Comment envisagez-vous la suite ?
JBG : Je ne vois pas de résolution de crise à court terme. Si nous ne sommes pas encore dans une situation de guerre civile, des éléments effrayants montrent que la situation peut dégénérer vers une situation de violence extrême avec des gangs de mieux en mieux armés et financés à cause du narco trafic. L’essoufflement des manifestations se fait constamment ressentir après plusieurs jours et la vie reprend son cours dans une quasi-normalité, mais ça va recommencer c’est sûr et certain puisque la pression est de plus en plus forte pour le départ de Jovenel Moïse qui ne semble pas vouloir partir. La question actuelle est : va-t-il y avoir un coup d’État ou est-ce que le Core Group – créé 2004 est une entité formée par les représentants des Nations unies, de l’Union européenne et de l’Organisation des États américains ainsi que des ambassades d’Allemagne, du Brésil, du Canada, de la France, des États-Unis et de l’Espagne – va demander au président de quitter le pouvoir ? Même si les États-Unis le soutiennent encore, il y a un essoufflement de la communauté internationale dans la gestion de cette crise. Va-t-on se rendre jusqu’aux prochaines élections en 2021 ? Si c’est le cas, il y a aura encore des manifestations de plus en plus violentes. La possibilité de renversement est toujours incertaine parce que c’est sporadique. Les derniers jours étaient un peu plus calmes, mais des manifestations imprévues s’annoncent quotidiennement.

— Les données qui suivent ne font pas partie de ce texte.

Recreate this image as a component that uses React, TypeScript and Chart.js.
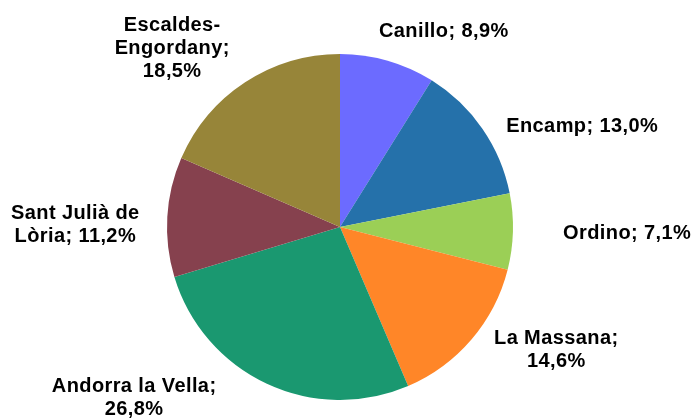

Quelques mots sur nos projets en Haïti
À l’heure actuelle, les employé-e-s de nos différents projets en Haïti sont en sécurité et une communication constante est maintenue avec les équipes sur le terrain. Nos coopérants canadiens ont été rapatriés et ont retrouvé leurs familles début octobre. La Fondation souhaite que le pays puisse trouver une sortie de crise qui satisfera toutes les parties en présence et assure de son soutien fidèle auprès de la population haïtienne.

 Projet A3PN : Beaucoup de nos opérations sont temporairement arrêtées. Aux Cayes la situation est agitée. Les bureaux de notre partenaire local CRS sont ouverts selon des consignes quotidiennes dictées par les responsables de sécurité. Depuis plusieurs semaines, la majorité du personnel travaille de la maison, en fonction de l’accès à internet et plus largement à l’électricité. Comme l’accès au carburant est aussi limité, les activités sont maintenues au strict nécessaire.

Projet IDDA : Les activités sont ralenties du fait de la présence de barricades sur les routes. Seules les personnes employées qui vivent proches du bureau s’y rendent, les autres restent chez elles. Il existe un ralentissement de la mission accentué par la pénurie d’essence qui limite les déplacements. Au niveau des bénéficiaires, ils sont affectés par la situation mais à Thiotte et Côte de fer, elle est moins tendue. Quelques trousses d’insertions professionnelles peinent encore à être distribuées aux jeunes compte tenu des difficultés d’acheminement. Dès qu’une amélioration significative se fera sentir, les projets reprendront au rythme habituel en essayant de combler le plus rapidement possible, le retard accumulé.